To clarify my request, I do think that having Jenkins be in control of the scaling makes most sense. It understands the load, it knows whether a node is running a workload, it is in the best position to scale in and out when needed. Here is what is driving my questions, which is probably not a typical environment. I have a fleet of MacOS AWS nodes that Jenkins is managing as nodes. I'd like this pool to have some elasticity and I want to manage the nodes using immutable infrastructure (AMI). Note, due to Apple's licensing terms, a node has to remain up for at least 24 hours before it can be shut down. ASGs support Mac nodes now which opens the door for some pretty powerful patterns. So, what I'd love to see is as follows:

  • the plugin scales in and out based on load using existing policy. Since Jenkins has affinity for using nodes that were last used for a job, I believe scale-in based on idle time may be enough to manage this, although another criteria based on age would be wonderful here. If I could scale in after min 24hours and idle time, that would be very nice.

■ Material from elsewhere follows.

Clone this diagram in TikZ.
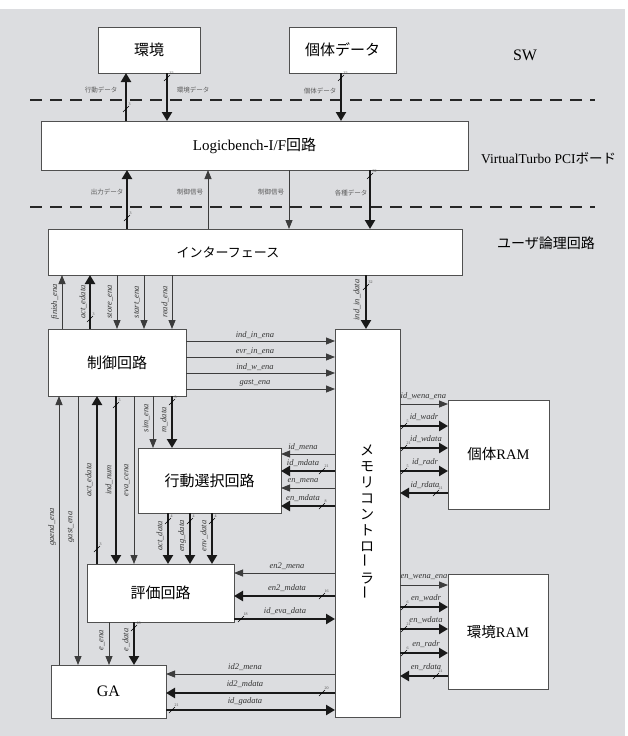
\documentclass[tikz,border=0pt]{standalone}
\usepackage{fontspec}
\setmainfont{Liberation Serif}
\newfontfamily\jp{Noto Sans CJK JP}
\usetikzlibrary{arrows.meta}
\definecolor{bg}{RGB}{220,221,224}
\definecolor{ln}{RGB}{60,60,60}
\definecolor{bx}{RGB}{80,80,80}
\definecolor{lbl}{RGB}{90,90,90}
\tikzset{
 box/.style={draw=bx, line width=0.9pt, fill=white, inner sep=0pt, outer sep=0pt, anchor=north west},
 big/.style={font=\jp\fontsize{15}{15}\selectfont},
 sig/.style={draw=ln, line width=0.8pt, -{Triangle[length=9pt,width=7pt]}},
 bus/.style={draw=black!90, line width=2.8pt, -{Triangle[length=9pt,width=10pt]}},
 sl/.style={font=\fontsize{8.5}{9}\selectfont\itshape, inner sep=0.5pt, text=black!80},
 jl/.style={font=\jp\fontsize{6.5}{7}\selectfont, text=lbl, inner sep=0.5pt},
 bw/.style={font=\fontsize{4}{4}\selectfont, inner sep=0pt, text=black!70},
 mk/.style={draw=black, line width=0.6pt},
 dsh/.style={draw=black!85, line width=1.8pt, dash pattern=on 12pt off 8pt},
}
\newcommand\bwmark[3]{\draw[mk] (#1-3,#2+3) -- (#1+3,#2-3); \node[bw,anchor=south west] at (#1+2.5,#2-3) {#3};}
\begin{document}
\begin{tikzpicture}[x=1pt,y=-1pt]
\useasboundingbox (0,0) rectangle (628,736);
\fill[bg] (0,9) rectangle (625,736);
\draw[dsh] (30,100) -- (595,100);
\draw[dsh] (30,207) -- (595,207);
% boxes
\node[box,minimum width=102pt,minimum height=46pt,big] (env) at (98,27) {環境};
\node[box,minimum width=107pt,minimum height=46pt,big] (indv) at (289,27) {個体データ};
\node[box,minimum width=427pt,minimum height=49pt,font=\fontsize{15}{15}\selectfont] (lb) at (41,121) {Logicbench-I/F{\jp 回路}};
\node[box,minimum width=414pt,minimum height=46pt] (intf) at (48,229) {};
\node[font=\jp\fontsize{13}{13}\selectfont] at (228,252) {インターフェース};
\node[box,minimum width=138pt,minimum height=67pt,big] (ctrl) at (48,329) {制御回路};
\node[box,minimum width=65pt,minimum height=388pt] (mem) at (335,329) {};
\node[font=\jp\fontsize{14}{16}\selectfont,align=center] at (367,522) {メ\\モ\\リ\\コ\\ン\\ト\\ロ\\\rotatebox{90}{ー}\\ラ\\\rotatebox{90}{ー}};
\node[box,minimum width=101pt,minimum height=109pt,font=\fontsize{14.5}{15}\selectfont] (iram) at (448,400) {{\jp 個体}RAM};
\node[box,minimum width=100pt,minimum height=115pt,font=\fontsize{14.5}{15}\selectfont] (eram) at (448,574) {{\jp 環境}RAM};
\node[box,minimum width=143pt,minimum height=65pt,big] (act) at (138,448) {行動選択回路};
\node[box,minimum width=147pt,minimum height=58pt,big] (eva) at (87,564) {評価回路};
\node[box,minimum width=115pt,minimum height=53pt,font=\fontsize{16}{16}\selectfont] (ga) at (51,665) {GA};
% side labels
\node[font=\fontsize{16}{16}\selectfont] at (525,55) {SW};
\node[anchor=west,inner sep=0pt,font=\fontsize{13.5}{14}\selectfont] at (481,158) {VirtualTurbo PCI{\jp ボード}};
\node[anchor=west,inner sep=0pt,font=\jp\fontsize{14}{14}\selectfont] at (497,243) {ユーザ論理回路};
% top
\draw[bus] (lb.north -| 126,0) -- (env.south -| 126,0);
\bwmark{126}{109}{3}
\node[jl] at (101,90) {行動データ};
\draw[bus] (env.south -| 167,0) -- (lb.north -| 167,0);
\bwmark{167}{78}{32}
\node[jl] at (193,90) {環境データ};
\draw[bus] (indv.south -| 341,0) -- (lb.north -| 341,0);
\bwmark{341}{78}{32}
\node[jl] at (320,91) {個体データ};
% middle
\draw[bus] (intf.north -| 127,0) -- (lb.south -| 127,0);
\bwmark{127}{218}{3}
\node[jl] at (107,192) {出力データ};
\draw[sig] (intf.north -| 208,0) -- (lb.south -| 208,0);
\node[jl] at (190,192) {制御信号};
\draw[sig] (lb.south -| 289,0) -- (intf.north -| 289,0);
\node[jl] at (271,192) {制御信号};
\draw[bus] (lb.south -| 370,0) -- (intf.north -| 370,0);
\bwmark{370}{176}{32}
\node[jl] at (351,193) {各種データ};
% interface - control
\draw[sig] (ctrl.north -| 62,0) -- (intf.south -| 62,0);
\node[sl,rotate=90] at (55,302) {finish\_ena};
\draw[bus] (ctrl.north -| 90,0) -- (intf.south -| 90,0);
\bwmark{90}{319}{3}
\node[sl,rotate=90] at (83,302) {act\_edata};
\draw[sig] (intf.south -| 117,0) -- (ctrl.north -| 117,0);
\node[sl,rotate=90] at (110,302) {store\_ena};
\draw[sig] (intf.south -| 144,0) -- (ctrl.north -| 144,0);
\node[sl,rotate=90] at (137,302) {start\_ena};
\draw[sig] (intf.south -| 172,0) -- (ctrl.north -| 172,0);
\node[sl,rotate=90] at (165,302) {read\_ena};
% interface - memory
\draw[bus] (intf.south -| 366,0) -- (mem.north -| 366,0);
\bwmark{366}{287}{32}
\node[sl,rotate=90] at (357,300) {ind\_in\_data};
% control - memory
\draw[sig] (ctrl.east |- 0,341) -- (mem.west |- 0,341);
\node[sl] at (255,335) {ind\_in\_ena};
\draw[sig] (ctrl.east |- 0,357) -- (mem.west |- 0,357);
\node[sl] at (255,351) {evr\_in\_ena};
\draw[sig] (ctrl.east |- 0,373) -- (mem.west |- 0,373);
\node[sl] at (255,367) {ind\_w\_ena};
\draw[sig] (ctrl.east |- 0,389) -- (mem.west |- 0,389);
\node[sl] at (255,383) {gast\_ena};
% control bottom
\draw[sig] (ga.north -| 59,0) -- (ctrl.south -| 59,0);
\node[sl,rotate=90] at (52,527) {gaend\_ena};
\draw[sig] (ctrl.south -| 78,0) -- (ga.north -| 78,0);
\node[sl,rotate=90] at (71,527) {gast\_ena};
\draw[bus] (eva.north -| 97,0) -- (ctrl.south -| 97,0);
\bwmark{97}{549}{3}
\node[sl,rotate=90] at (89,480) {act\_edata};
\draw[bus] (ctrl.south -| 116,0) -- (eva.north -| 116,0);
\bwmark{116}{405}{5}
\node[sl,rotate=90] at (109,480) {ind\_num};
\draw[sig] (ctrl.south -| 134,0) -- (eva.north -| 134,0);
\node[sl,rotate=90] at (127,480) {eva\_cena};
\draw[sig] (ctrl.south -| 153,0) -- (act.north -| 153,0);
\node[sl,rotate=90] at (146,418) {sim\_ena};
\draw[bus] (ctrl.south -| 172,0) -- (act.north -| 172,0);
\bwmark{172}{402}{5}
\node[sl,rotate=90] at (164,420) {m\_data};
% action - eval
\draw[bus] (act.south -| 168,0) -- (eva.north -| 168,0);
\bwmark{168}{521}{4}
\node[sl,rotate=90] at (160,536) {act\_data};
\draw[bus] (act.south -| 190,0) -- (eva.north -| 190,0);
\bwmark{190}{521}{4}
\node[sl,rotate=90] at (182,536) {eng\_data};
\draw[bus] (act.south -| 212,0) -- (eva.north -| 212,0);
\bwmark{212}{521}{4}
\node[sl,rotate=90] at (204,536) {env\_data};
% memory - action
\draw[sig] (mem.west |- 0,454) -- (act.east |- 0,454);
\node[sl] at (303,447) {id\_mena};
\draw[bus] (mem.west |- 0,471) -- (act.east |- 0,471);
\bwmark{322}{471}{21}
\node[sl] at (303,463) {id\_mdata};
\draw[sig] (mem.west |- 0,488) -- (act.east |- 0,488);
\node[sl] at (303,481) {en\_mena};
\draw[bus] (mem.west |- 0,506) -- (act.east |- 0,506);
\bwmark{322}{506}{8}
\node[sl] at (303,498) {en\_mdata};
% memory - eval
\draw[sig] (mem.west |- 0,573) -- (eva.east |- 0,573);
\node[sl] at (287,566) {en2\_mena};
\draw[bus] (mem.west |- 0,596) -- (eva.east |- 0,596);
\bwmark{322}{596}{16}
\node[sl] at (287,588) {en2\_mdata};
\draw[bus] (eva.east |- 0,619) -- (mem.west |- 0,619);
\bwmark{241}{619}{18}
\node[sl] at (285,611) {id\_eva\_data};
% eval - GA
\draw[sig] (eva.south -| 109,0) -- (ga.north -| 109,0);
\node[sl,rotate=90] at (102,640) {e\_ena};
\draw[bus] (eva.south -| 134,0) -- (ga.north -| 134,0);
\bwmark{134}{628}{18}
\node[sl,rotate=90] at (126,640) {e\_data};
% memory - GA
\draw[sig] (mem.west |- 0,674) -- (ga.east |- 0,674);
\node[sl] at (245,667) {id2\_mena};
\draw[bus] (mem.west |- 0,693) -- (ga.east |- 0,693);
\bwmark{322}{693}{20}
\node[sl] at (245,684) {id2\_mdata};
\draw[bus] (ga.east |- 0,710) -- (mem.west |- 0,710);
\bwmark{172}{710}{21}
\node[sl] at (245,701) {id\_gadata};
% memory - individual RAM
\draw[sig] (mem.east |- 0,404) -- (iram.west |- 0,404);
\node[sl,anchor=west] at (400,396) {id\_wena\_ena};
\draw[bus] (mem.east |- 0,426) -- (iram.west |- 0,426);
\bwmark{404}{426}{5}
\node[sl] at (424,417) {id\_wadr};
\draw[bus] (mem.east |- 0,448) -- (iram.west |- 0,448);
\bwmark{404}{448}{21}
\node[sl] at (426,439) {id\_wdata};
\draw[bus] (mem.east |- 0,471) -- (iram.west |- 0,471);
\bwmark{404}{471}{5}
\node[sl] at (425,462) {id\_radr};
\draw[bus] (iram.west |- 0,493) -- (mem.east |- 0,493);
\bwmark{436}{493}{21}
\node[sl] at (425,485) {id\_rdata};
% memory - environment RAM
\draw[sig] (mem.east |- 0,585) -- (eram.west |- 0,585);
\node[sl,anchor=west] at (400,577) {en\_wena\_ena};
\draw[bus] (mem.east |- 0,607) -- (eram.west |- 0,607);
\bwmark{404}{607}{6}
\node[sl] at (426,598) {en\_wadr};
\draw[bus] (mem.east |- 0,629) -- (eram.west |- 0,629);
\bwmark{404}{629}{21}
\node[sl] at (426,620) {en\_wdata};
\draw[bus] (mem.east |- 0,653) -- (eram.west |- 0,653);
\bwmark{404}{653}{6}
\node[sl] at (426,644) {en\_radr};
\draw[bus] (eram.west |- 0,676) -- (mem.east |- 0,676);
\bwmark{436}{676}{21}
\node[sl] at (426,667) {en\_rdata};
\end{tikzpicture}
\end{document}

  • AMI refresh is a critical feature when it comes to managing the infrastructure, especially when the lifecycle of a node has some longevity to it. I think it would be great to consider some kind of feature in the plugin to facilitate this. Based on the diagram in the docs, the plugin already knows how to discover new nodes, I am guessing that it is using ASG API to scale out, initiating an auto refresh is an ASG API call, it doesn't "seem" that crazy to think a controller initiated refresh is possible. Note, I didn't go through the plugin code so I am making assumptions based on current capabilities and what AWS API supports.

Note, the ASG lifecycle hooks offer some opportunities here to synchronize node activity with the ASG. An alternative approach here could be to use the swarm plugin, let the nodes attach dynamically using the agent provided by that plugin but the problem still exists of how to spin nodes up and down without blowing up the workloads that could be running on it at the time. A lifecycle hook can help, although I'd love to avoid this. In the hook, you can pause the spin down, let the job finish, and then resume. It would probably involve attaching compute to the event notifications, like Lambda, and making sure it can communicate with the controller, and send API calls to it. It's doable, but I don't love this solution. This plugin would be a great solution to this problem.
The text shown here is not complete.